Continuing alone these lines Feser further argues:

Most people who believe that E=mc^2, and who believe almost any other widely known and generally accepted scientific proposition, do so on the basis of faith in exactly the sense in question here.  They believe it, in other words, on the authority of those from whom they learned it.  Everyone acknowledges that this is perfectly legitimate; indeed, there is no way we could know much of interest at all if we weren’t able to appeal to various authorities.

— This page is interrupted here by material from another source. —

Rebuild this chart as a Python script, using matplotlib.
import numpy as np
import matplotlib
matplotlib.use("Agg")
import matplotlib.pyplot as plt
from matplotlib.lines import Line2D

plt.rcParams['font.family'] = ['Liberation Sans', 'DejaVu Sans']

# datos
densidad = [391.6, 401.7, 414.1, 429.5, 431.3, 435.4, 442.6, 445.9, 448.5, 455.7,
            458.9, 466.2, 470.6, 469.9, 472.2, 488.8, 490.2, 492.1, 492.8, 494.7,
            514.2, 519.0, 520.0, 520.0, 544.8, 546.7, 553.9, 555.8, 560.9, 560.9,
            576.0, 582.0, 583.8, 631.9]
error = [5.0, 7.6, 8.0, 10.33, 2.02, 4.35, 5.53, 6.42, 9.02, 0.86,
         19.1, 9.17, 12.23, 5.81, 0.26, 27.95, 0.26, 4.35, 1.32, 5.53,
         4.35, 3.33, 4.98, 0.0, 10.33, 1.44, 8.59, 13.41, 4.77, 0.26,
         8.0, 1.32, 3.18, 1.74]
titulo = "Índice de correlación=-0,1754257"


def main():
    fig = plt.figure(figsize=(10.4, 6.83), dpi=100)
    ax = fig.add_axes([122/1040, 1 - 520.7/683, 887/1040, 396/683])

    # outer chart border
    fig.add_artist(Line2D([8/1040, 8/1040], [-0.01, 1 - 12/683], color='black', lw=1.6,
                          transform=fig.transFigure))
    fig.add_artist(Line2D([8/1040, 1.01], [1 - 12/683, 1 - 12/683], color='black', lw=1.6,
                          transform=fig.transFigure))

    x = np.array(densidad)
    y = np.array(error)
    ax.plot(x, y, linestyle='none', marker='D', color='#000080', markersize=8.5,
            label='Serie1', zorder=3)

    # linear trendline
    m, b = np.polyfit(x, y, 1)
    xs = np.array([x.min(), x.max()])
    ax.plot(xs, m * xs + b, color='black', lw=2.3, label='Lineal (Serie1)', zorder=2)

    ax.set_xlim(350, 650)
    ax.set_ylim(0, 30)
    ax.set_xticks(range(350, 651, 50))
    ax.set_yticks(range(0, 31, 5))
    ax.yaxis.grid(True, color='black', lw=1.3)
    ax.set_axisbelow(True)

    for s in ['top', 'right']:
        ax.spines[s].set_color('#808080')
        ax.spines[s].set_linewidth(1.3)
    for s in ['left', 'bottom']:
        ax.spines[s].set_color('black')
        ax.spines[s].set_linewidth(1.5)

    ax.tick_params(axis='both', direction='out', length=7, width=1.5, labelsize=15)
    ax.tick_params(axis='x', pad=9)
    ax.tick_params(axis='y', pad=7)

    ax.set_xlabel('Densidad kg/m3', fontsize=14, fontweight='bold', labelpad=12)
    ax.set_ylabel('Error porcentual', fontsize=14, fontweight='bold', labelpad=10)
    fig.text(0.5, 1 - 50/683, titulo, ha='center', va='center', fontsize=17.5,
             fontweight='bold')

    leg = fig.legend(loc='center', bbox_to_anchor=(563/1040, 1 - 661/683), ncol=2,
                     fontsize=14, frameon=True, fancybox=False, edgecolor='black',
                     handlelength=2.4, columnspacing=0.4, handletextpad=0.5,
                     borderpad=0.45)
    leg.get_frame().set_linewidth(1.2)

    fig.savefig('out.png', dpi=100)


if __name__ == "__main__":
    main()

So these are the roles of reason and faith in Christianity, a far cry from the story that atheists tell.  Some of you may be complaining at this point that you know Christians who disavow this approach, who truly do have blind faith, who say that reason has no place in their belief system.  Feser’s final words on this topic are a propos:

I do not doubt that there are and have been Christians and people of other religions whose theory and/or practice does not fit this understanding.  But I do not speak for them, and neither did Aquinas and the other great thinkers of the Western religious tradition.  And if the ‘New Atheists’ are serious about making a rational case for atheism, then, as I have said, they should be taking on the best representatives of the opposing point of view – not blabbering on for hundreds of pages about the dangers of ‘faith’ as an irrational will to believe something in the face of all evidence, when this is an attitude that the mainstream Christian theological tradition has itself always condemned.